Co-parenting teens can be a challenge. Co-parenting teens in the summertime is even more problematic as you try to balance adult schedules with your teenagers’. The life of a teenager is more than just hanging out with friends and trying to avoid contact with parents or siblings. Today, in order to compete for college and their future teens have many summer break demands, opportunities and choices including community service, advanced classes, band or church camps as well as working that all-important first job. If you and your co-parent can’t get along, compete for ‘your time’ with the kid(s) or if co-parents live a significant distance from one another this becomes more than a simple disruption for your teen and personal aggravation for you. It can mean your teenager misses out, is left out or singled out.

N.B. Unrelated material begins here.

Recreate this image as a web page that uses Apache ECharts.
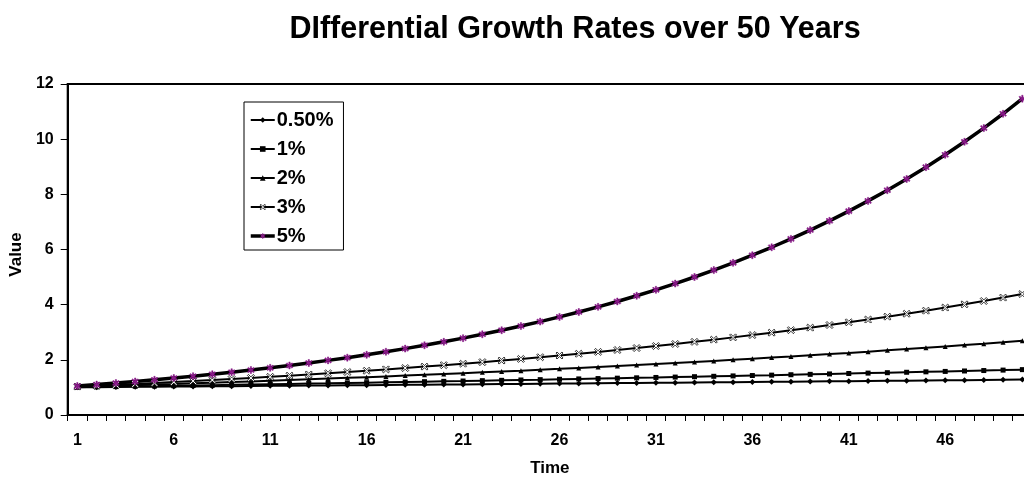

Teens schedule life is different from your 12 and under crowd. With the younger crowd, parents may haggle over vacation days but, for the most part still, control the parental time schedule. Co-parents make decisions for which summer camp a child will attend based on an adult schedule. Summer school attendance is a joint decision based on which school district is more convenient .”Big Kid” summer doesn’t work that way. Parents have little or no control over summertime teens because those teens are subject to the whims, fancies and calendaring of outside third parties. Balancing your teen’s commitments with your vacation and visions of what your summer will look like with your teenager and doing all that with a co-parent takes patience, flexibility, mutual understanding, and planning.
Co-parents have little control over when the football coach will calendar “Hell Week” or “Two a Days. “ Attendance is mandatory and will be the measure of your Quarterback’s actual playtime or string designation. Your son’s very first job at the local fast food restaurant will not have benefits or paid vacation. His schedule will be week to week. And when your daughter makes All-State for Student Leadership with an invite to Washington DC for a three-week summer internship no one will ask you which weeks are the most convenient or coordinate with YOUR work schedule. Maybe your college-bound teen needs to add an AP class or even a core class in summer to free up their regular class schedule in Fall. That being the case, parents are at the mercy of the school district’s calendar.
Consider a few tips to assure that your teenager is able to participate in important summertime commitments as well as committing to some family time. The key to managing a teen’s summer is truly adopting a business model of planning, flexibility, and communication with your co-parent. To be successful at co-parenting a busy teenager requires a level set or truly being on the same page even if you have to call a truce, literally!
Three simple agreements can assist co-parents as they manage together their teen’s summer successfully.
The first agreement that needs to be made between you, your teenager and your co-parent is that the summer schedule setting will be child-centered decision making. This means you conscientiously suspend any and all ‘tug-o-war’ of parental time. This is raising a successful teen business decision-making model focused on trying to collectively do what is best for your teenager while allowing your teen to have a say or voice.
At least 3 months in advance, or as soon as practicable, sit down with your teen and your co-parent and discuss a Family Pact or agreement as to what activities are a ‘must’ and which are ‘nice-to-have’. You may not have the exact dates for the activities, however, together as you sort through these activities, jobs, commitments you will create the foundation for your teen’s summer. This Family Business ‘committee’ should focus on child-centered decision making. That does NOT mean that your teen has all the power. They have a voice but they do not drive the bus, so to speak.
Agree on a communication plan or a ‘stay in touch’ schedule. This should be a detailed plan as to the teen’s interface time with both parents. Expectations and commitments as to mealtimes, curfews, and sibling time need to be identified and agreed upon. Technology and apps like Facetime, Slack, WhatsApp or Skype can keep that closeness and family participation intact. Your plan should be detailed with expectations for the teen to live up to a communication plan that may require midweek or weekend in-person time. This is the Quid pro Quo necessary if parents are willing to accommodate the teen’s participation in multiple activities and adventures in the summer.
In addition to these agreements, parents may consider carving out the teen’s summer schedule from the younger siblings’ summer vacation. In other words, while generally, it is easier, more consistent and good for kids to keep their schedules the same as their siblings, a teenager’s summertime may displace that long-held tradition or view of co-parenting with multi-children families.
A final note, all of this food for thought is geared toward helping an already successful teen, manage the good choices and opportunities that are available during their summer break. It goes without saying that this article does NOT encourage non-productive summers -with teenagers making the rules or running amuck.